Kate Marianchild: Cooperation and Co-evolution in California’s Oak Woodlands

Monday Sep 14 2015   7:00 PM
UC Santa Cruz Arboretum   1156 High St., Santa Cruz, CA  map

Kate Marianchild will look at life in California’s oak woodlands through the lens of cooperation and mutualism rather than the more conventional competition model. She will present examples of conspecific (intraspecies) cooperation and go on to discuss one of the most widespread symbioses on earth, telling a story that began 1.3 billion years ago with fungi and primitive plants and continues to the present in ways that humans are just beginning to recognize and understand.

Free and open to the public; for more information visit http://www.katemarianchild.com/walks-talks-classes/

Kate MarianchildWhen Kate Marianchild migrated to the oak woodlands of inland Mendocino County in 2001, she promptly fell in love with an ecosystem.
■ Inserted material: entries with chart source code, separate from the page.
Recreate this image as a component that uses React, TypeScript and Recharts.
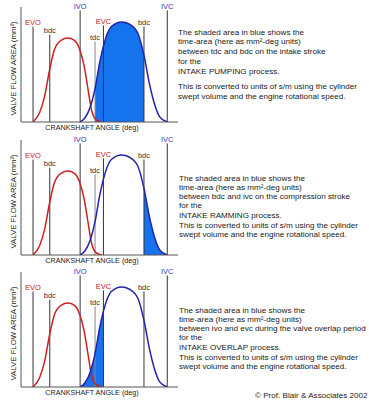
import React from 'react'
import { ComposedChart, Line, Area, XAxis, YAxis, ReferenceLine } from 'recharts'

// exhaust valve lift curve (red), crank deg vs flow area
const EXHAUST_DEG = [116, 141, 160, 179, 198, 223, 249, 274, 293, 312, 325, 340, 357, 378]
const EXHAUST_AREA = [0, 8, 22, 45, 63, 71, 73, 71, 64, 48, 30, 10, 2, 0]

// intake valve curve (blue)
const INTAKE_DEG = [296, 314, 333, 353, 371, 385, 415, 454, 485, 517, 540, 562, 581, 600, 629]
const INTAKE_AREA = [0, 3.5, 12, 29, 52, 66, 83, 87, 85, 77, 58, 32, 15, 4.5, 0]

// timing markers
const MARKER_LABELS = ['EVO', 'bdc', 'IVO', 'tdc', 'EVC', 'bdc', 'IVC']
const MARKER_DEG = [116, 180, 296, 353, 385, 540, 629]
const MARKER_TOP = [83, 76, 97, 70, 84, 83, 97]

// shaded range per panel
const SHADE_FROM = [353, 540, 296]
const SHADE_TO = [540, 629, 385]
const PROCESS_TEXT = [
  ['between tdc and bdc on the intake stroke', 'INTAKE PUMPING process.'],
  ['between bdc and ivc on the compression stroke', 'INTAKE RAMMING process.'],
  ['between ivo and evc during the valve overlap period', 'INTAKE OVERLAP process.'],
]

const FONT = '"Liberation Sans", Arial, sans-serif'
const RED = '#cc2222'
const BLUE = '#2222aa'
const FILL = '#1673ee'

const exhaust = EXHAUST_DEG.map((deg, i) => ({ deg, v: EXHAUST_AREA[i] }))
const intake = INTAKE_DEG.map((deg, i) => ({ deg, v: INTAKE_AREA[i] }))

const markerColor = (label: string) => {
  if (label === 'EVO' || label === 'EVC') return RED
  if (label === 'IVO' || label === 'IVC') return '#3333aa'
  return '#333'
}

const XTitle = (props: any) => {
  const vb = props.viewBox || { x: 21, y: 122, width: 157 }
  return (
    <text x={vb.x + vb.width / 2 - 7.5} y={vb.y + 7.5} textAnchor="middle" fontSize={7.2} fill="#222" fontFamily={FONT}>
      CRANKSHAFT ANGLE (deg)
    </text>
  )
}

const YTitle = (props: any) => {
  const vb = props.viewBox || { x: 0, y: 7, height: 115 }
  const cx = 15.7
  const cy = vb.y + vb.height / 2 + 4
  return (
    <text x={cx} y={cy} transform={`rotate(-90, ${cx}, ${cy})`} textAnchor="middle" fontSize={7.8} fill="#222" fontFamily={FONT}>
      VALVE FLOW AREA (mm²)
    </text>
  )
}

function Panel({ idx }: { idx: number }) {
  const shade = intake.filter(d => d.deg >= SHADE_FROM[idx] && d.deg <= SHADE_TO[idx])
  return (
    <ComposedChart width={185} height={133} margin={{ top: 7, right: 7, left: 0, bottom: 0 }}>
      <XAxis
        type="number"
        dataKey="deg"
        domain={[70, 670]}
        allowDataOverflow
        ticks={[]}
        tick={false}
        tickLine={false}
        axisLine={{ stroke: '#555' }}
        height={11}
        label={<XTitle />}
      />
      <YAxis
        type="number"
        domain={[0, 100]}
        allowDataOverflow
        ticks={[]}
        tick={false}
        tickLine={false}
        axisLine={{ stroke: '#555' }}
        width={21}
        label={<YTitle />}
      />
      <Area
        data={shade}
        dataKey="v"
        type="monotone"
        fill={FILL}
        fillOpacity={1}
        stroke="none"
        isAnimationActive={false}
      />
      {MARKER_DEG.map((deg, i) => (
        <ReferenceLine
          key={i}
          segment={[{ x: deg, y: 0 }, { x: deg, y: MARKER_TOP[i] }]}
          stroke={MARKER_LABELS[i] === 'tdc' ? '#888' : '#333'}
          strokeWidth={1}
          label={{
            value: MARKER_LABELS[i],
            position: 'top',
            offset: 1.5,
            fontSize: 7.5,
            fill: markerColor(MARKER_LABELS[i]),
            fontFamily: FONT,
          }}
        />
      ))}
      <Line data={exhaust} dataKey="v" type="monotone" stroke={RED} strokeWidth={1.5} dot={false} isAnimationActive={false} />
      <Line data={intake} dataKey="v" type="monotone" stroke={BLUE} strokeWidth={1.5} dot={false} isAnimationActive={false} />
    </ComposedChart>
  )
}

function Notes({ idx }: { idx: number }) {
  const first = idx === 0
  const p1Top = first ? 27.5 : 40.5
  const p1Lh = first ? 9.8 : 9.3
  const p2Top = first ? 82 : 87.8
  const p2Lh = first ? 10 : 9.2
  const left = first ? 178 : 179
  return (
    <>
      <div style={{ position: 'absolute', left, top: p1Top, lineHeight: `${p1Lh}px`, fontSize: 8.1, whiteSpace: 'nowrap' }}>
        The shaded area in blue shows the<br />
        time-area (here as mm²-deg units)<br />
        {PROCESS_TEXT[idx][0]}<br />
        for the<br />
        {PROCESS_TEXT[idx][1]}
      </div>
      <div style={{ position: 'absolute', left, top: p2Top, lineHeight: `${p2Lh}px`, fontSize: 8.1, whiteSpace: 'nowrap' }}>
        This is converted to units of s/m using the cylinder<br />
        swept volume and the engine rotational speed.
      </div>
    </>
  )
}

const PANEL_TOP = [0, 133, 265]

export default function App() {
  return (
    <div style={{ position: 'absolute', left: 0, top: 0, width: 369, height: 402, background: '#fff', fontFamily: FONT, color: '#222', overflow: 'hidden' }}>
      {PANEL_TOP.map((top, i) => (
        <div key={i} style={{ position: 'absolute', left: 0, top, width: 369, height: 133 }}>
          <Panel idx={i} />
          <Notes idx={i} />
        </div>
      ))}
      <div style={{ position: 'absolute', left: 255, top: 391, fontSize: 8.1, lineHeight: '10px', whiteSpace: 'nowrap' }}>
        © Prof. Blair &amp; Associates 2002
      </div>
    </div>
  )
}
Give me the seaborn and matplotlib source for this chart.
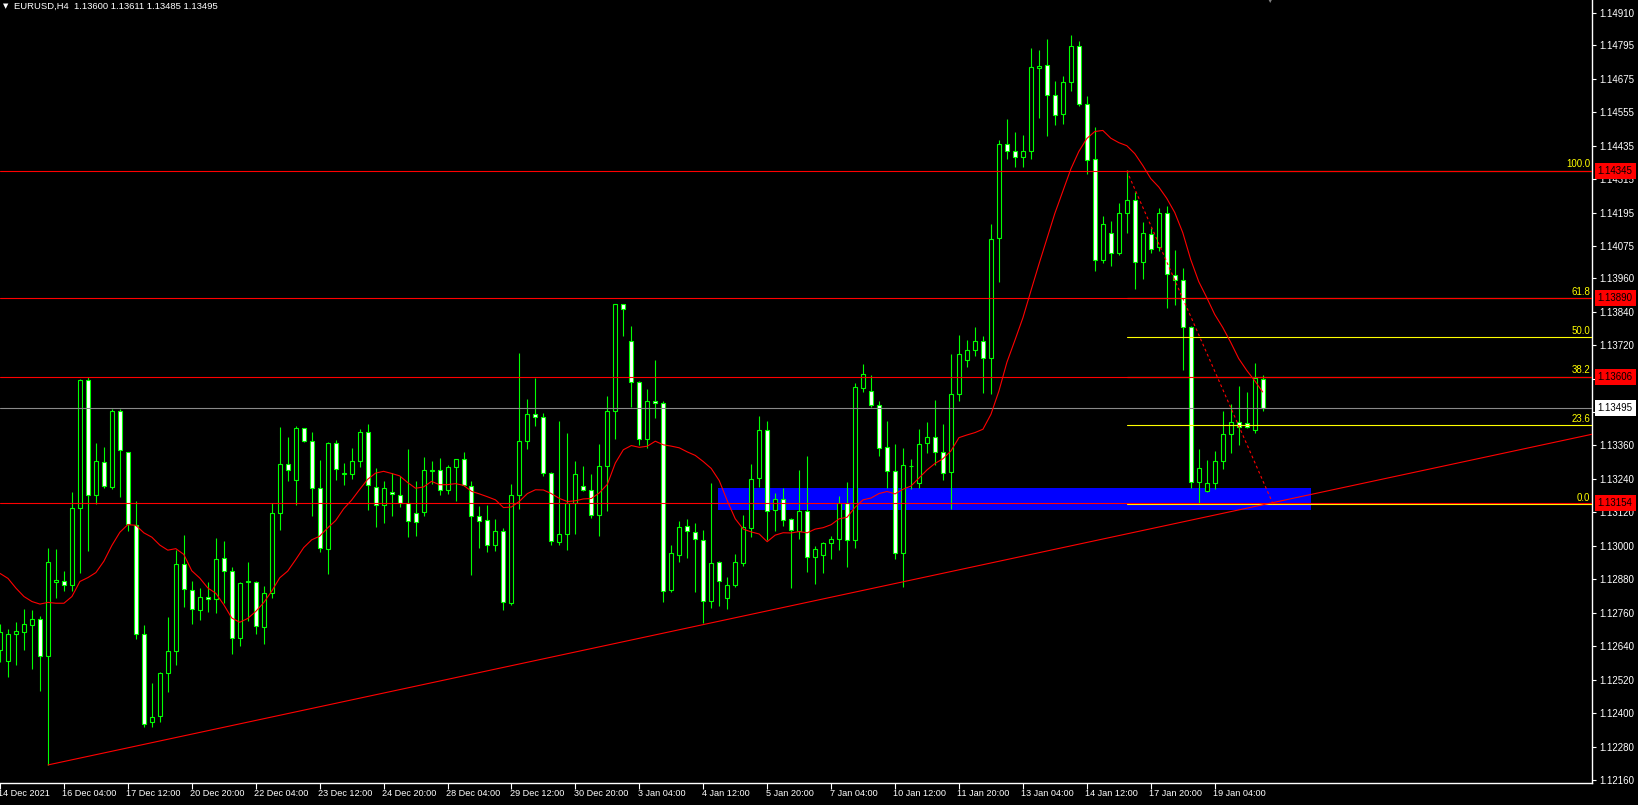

After writing for Audubon and other nature-oriented nonprofits for several years, she began the research that led to the writing of this book. Marianchild studied Chinese language and literature at UC Berkeley and New Asia College in Hong Kong, graduating Phi Beta Kappa from Berkeley with a degree in comparative literature. Following years of grassroots political activism, she moved to Mendocino County in 1980 and supported herself as a carpenter while founding and running Rising Tide Sea Vegetables, a company that is still thriving today under new ownership. For the past thirteen years she has lived in a cozy twenty-five-foot-diameter yurt with no indoor plumbing except a sink and a two-gallon hot water heater. In addition to watching wildlife, leading nature walks, and giving slide presentations, Marianchild sings with two community choirs, kayaks, swims, and participates in the events of her beloved community. (Kate Marianchild was known as Kathy Roberts before she changed her name to honor her deceased mother.)